If the NHL is so positive that bloggers can only help the league, then why are so many teams finding it difficult to follow suit? Are they just too scared to bring in a new type of media that can't be controlled as easily?
As a blogger and website columnist for over ten years who also studies the ins and outs of journalism on a daily basis, I understand why this is such a problem for many clubs. Every team has a certain newspaper, magazine or website that is given press capabilities for every game their club plays. Just like any business, there is always money involved in some indirect way that might make some writers and editors think twice about publishing something that chastises a player or coach's decision. With bloggers, it is more of a free-range market. The blogger may realize that the press pass was given as a privilege to that particular blogger, but that probably won't hinder him enough to keep his mouth shut when it comes to negativity. Many bloggers do not have a boss of any kind to answer to, so their opinion free-flows a lot easier than a typical media writer's thoughts would.

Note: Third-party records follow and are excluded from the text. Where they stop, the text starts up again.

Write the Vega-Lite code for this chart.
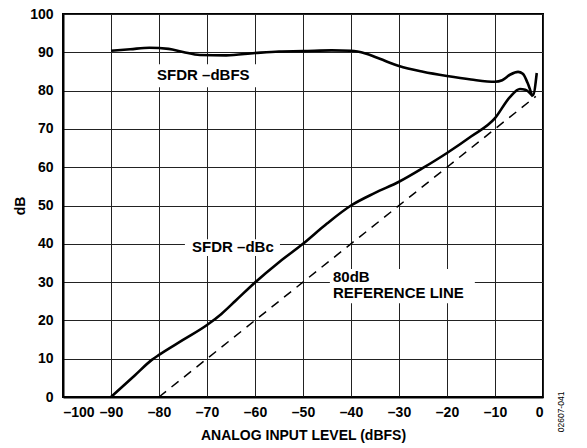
{
  "$schema": "https://vega.github.io/schema/vega-lite/v6.json",
  "width": 480,
  "height": 383,
  "autosize": {"type": "none"},
  "padding": {"left": 63, "top": 14, "right": 44, "bottom": 51},
  "background": "white",
  "config": {
    "view": {"stroke": "#000", "strokeWidth": 2},
    "font": "Liberation Sans",
    "axis": {
      "labelFont": "Liberation Sans",
      "labelFontWeight": "bold",
      "labelFontSize": 14,
      "labelColor": "#000",
      "labelOverlap": false,
      "titleFont": "Liberation Sans",
      "titleFontWeight": "bold",
      "titleFontSize": 14,
      "titleColor": "#000",
      "ticks": false,
      "grid": true,
      "gridColor": "#222",
      "gridWidth": 1,
      "gridOpacity": 1,
      "domain": true,
      "domainColor": "#000",
      "domainWidth": 2
    }
  },
  "datasets": {
    "curves": [
      {"series": "dBFS", "x": -90, "y": 90.4},
      {"series": "dBFS", "x": -86, "y": 90.8},
      {"series": "dBFS", "x": -82, "y": 91.2},
      {"series": "dBFS", "x": -78, "y": 90.9},
      {"series": "dBFS", "x": -75, "y": 90.1},
      {"series": "dBFS", "x": -71.5, "y": 89.3},
      {"series": "dBFS", "x": -66, "y": 89.2},
      {"series": "dBFS", "x": -60, "y": 89.8},
      {"series": "dBFS", "x": -55, "y": 90.2},
      {"series": "dBFS", "x": -50, "y": 90.3},
      {"series": "dBFS", "x": -44, "y": 90.5},
      {"series": "dBFS", "x": -40, "y": 90.4},
      {"series": "dBFS", "x": -37, "y": 89.7},
      {"series": "dBFS", "x": -34, "y": 88.3},
      {"series": "dBFS", "x": -30, "y": 86.4},
      {"series": "dBFS", "x": -25, "y": 84.9},
      {"series": "dBFS", "x": -20, "y": 83.8},
      {"series": "dBFS", "x": -15, "y": 82.9},
      {"series": "dBFS", "x": -10, "y": 82.3},
      {"series": "dBFS", "x": -8.5, "y": 82.7},
      {"series": "dBFS", "x": -6.8, "y": 84.2},
      {"series": "dBFS", "x": -5.2, "y": 84.9},
      {"series": "dBFS", "x": -4.2, "y": 84.4},
      {"series": "dBFS", "x": -3.2, "y": 82.0},
      {"series": "dBFS", "x": -2.1, "y": 78.8},
      {"series": "dBFS", "x": -1.3, "y": 84.6},
      {"series": "dBc", "x": -90, "y": 0},
      {"series": "dBc", "x": -85, "y": 5.7},
      {"series": "dBc", "x": -81.5, "y": 9.7},
      {"series": "dBc", "x": -80, "y": 11},
      {"series": "dBc", "x": -75, "y": 14.9},
      {"series": "dBc", "x": -70, "y": 18.8},
      {"series": "dBc", "x": -67, "y": 21.7},
      {"series": "dBc", "x": -64, "y": 25.2},
      {"series": "dBc", "x": -60, "y": 29.9},
      {"series": "dBc", "x": -55, "y": 35.2},
      {"series": "dBc", "x": -50, "y": 40},
      {"series": "dBc", "x": -45, "y": 45.3},
      {"series": "dBc", "x": -40, "y": 50},
      {"series": "dBc", "x": -35, "y": 53.3},
      {"series": "dBc", "x": -30, "y": 56.2},
      {"series": "dBc", "x": -25, "y": 59.8},
      {"series": "dBc", "x": -20, "y": 63.7},
      {"series": "dBc", "x": -15, "y": 68},
      {"series": "dBc", "x": -10, "y": 72.8},
      {"series": "dBc", "x": -6.9, "y": 78.3},
      {"series": "dBc", "x": -4.8, "y": 80.4},
      {"series": "dBc", "x": -3.7, "y": 80.2},
      {"series": "dBc", "x": -2.1, "y": 78.5}
    ],
    "reference": [
      {"x": -80, "y": 0},
      {"x": -1.5, "y": 78.5}
    ],
    "boxes": [
      {"x": -80.6, "x2": -59.0, "y": 80.9, "y2": 86.9},
      {"x": -74.6, "x2": -54.8, "y": 36.8, "y2": 41.2},
      {"x": -44.4, "x2": -14.2, "y": 24.5, "y2": 33.4}
    ],
    "labels": [
      {"x": -80.4, "y": 84.1, "text": "SFDR –dBFS"},
      {"x": -73.1, "y": 39.2, "text": "SFDR –dBc"},
      {"x": -43.75, "y": 31.3, "text": "80dB"},
      {"x": -43.75, "y": 27.2, "text": "REFERENCE LINE"}
    ],
    "note": [
      {"x": 3.8, "y": -3.9, "text": "02607-041"}
    ]
  },
  "encoding": {
    "x": {
      "field": "x", "type": "quantitative",
      "scale": {"domain": [-100, 0], "nice": false, "zero": false},
      "axis": {
        "values": [-100, -90, -80, -70, -60, -50, -40, -30, -20, -10, 0],
        "labelExpr": "datum.value < 0 ? '–' + abs(datum.value) : '' + datum.value",
        "labelPadding": 8,
        "labelDx": -3,
        "title": "ANALOG INPUT LEVEL (dBFS)",
        "titlePadding": 9
      }
    },
    "y": {
      "field": "y", "type": "quantitative",
      "scale": {"domain": [0, 100], "nice": false},
      "axis": {
        "values": [0, 10, 20, 30, 40, 50, 60, 70, 80, 90, 100],
        "labelPadding": 10,
        "title": "dB",
        "titlePadding": 2
      }
    }
  },
  "layer": [
    {
      "data": {"name": "reference"},
      "mark": {"type": "line", "color": "#000", "strokeWidth": 1.5, "strokeDash": [9, 7]}
    },
    {
      "data": {"name": "curves"},
      "mark": {"type": "line", "color": "#000", "strokeWidth": 2.6, "interpolate": "monotone"},
      "encoding": {
        "detail": {"field": "series"}
      }
    },
    {
      "data": {"name": "boxes"},
      "mark": {"type": "rect", "fill": "white"},
      "encoding": {
        "x2": {"field": "x2"},
        "y2": {"field": "y2"}
      }
    },
    {
      "data": {"name": "labels"},
      "mark": {"type": "text", "align": "left", "baseline": "middle", "font": "Liberation Sans", "fontWeight": "bold", "fontSize": 15, "color": "#000"},
      "encoding": {
        "text": {"field": "text"}
      }
    },
    {
      "data": {"name": "note"},
      "mark": {"type": "text", "align": "center", "baseline": "middle", "angle": 270, "font": "Liberation Sans", "fontSize": 8.5, "color": "#000", "clip": false},
      "encoding": {
        "text": {"field": "text"}
      }
    }
  ]
}
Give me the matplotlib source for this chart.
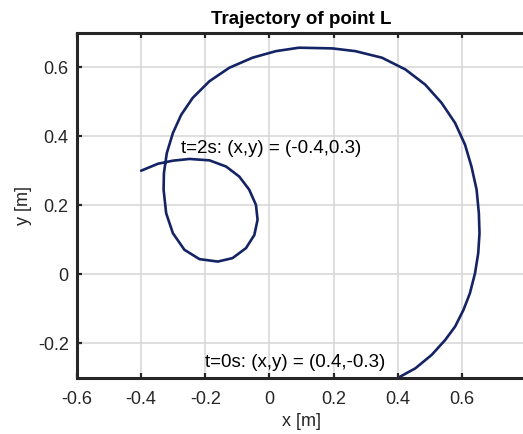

But could bloggers not also be taken as a positive as well? Fans who blog are usually very passionate followers of that team. They want their opinion to be heard, but also for it to come out as logical and precise as possible, so as to not sound like a buffoon who just runs his mouth at the first sight of trouble on the ice. These fans watch the game differently than a coach or manager; they don't have any financially invested interest in the success of the team. Will they lose their job if the club is not performing to the best of its abilities? No. Many bloggers make very educated suggestions in their blogs that coaches or managers may not have thought about, since they are seeing it in a different light. A good sports blogger is someone who follows their own personal code of ethics, but also portrays the voice of the die-hard fans in an easy-to-understand written format. Being a fan and a new-school journalist is a big responsibility that the serious sports blogger understands.
Blogging has become a new form of media that cannot be ignored anymore. Many people, including those on Twitter and Facebook, rely on bloggers to get the scoop out and throw in some analysis. To hide these people from the press-room and locker rooms would only keep the NHL hidden from the sports world, which is a trend that we have seen go on for far too long. Embracing bloggers would only help get the word out about the game. By adding more media coverage, the word of the game would grow and soon enough NHL bloggers would blanket the search engines and news archives all over the internet. When taking this into consideration, how can giving bloggers a chance be a negative?
Tim Tebow will still be asked for autographs. New media members will still be kicked out of stadiums and arenas. They will still have their credentials revoked, and they will still make headlines for years to come. But the media is evolving and to try and slow it down is barbaric. Accidents will happen and mistakes will be made, but that is all a part of the process.
Bloggers are the media nowadays, it's just impossible to tell when we will be recognized for it.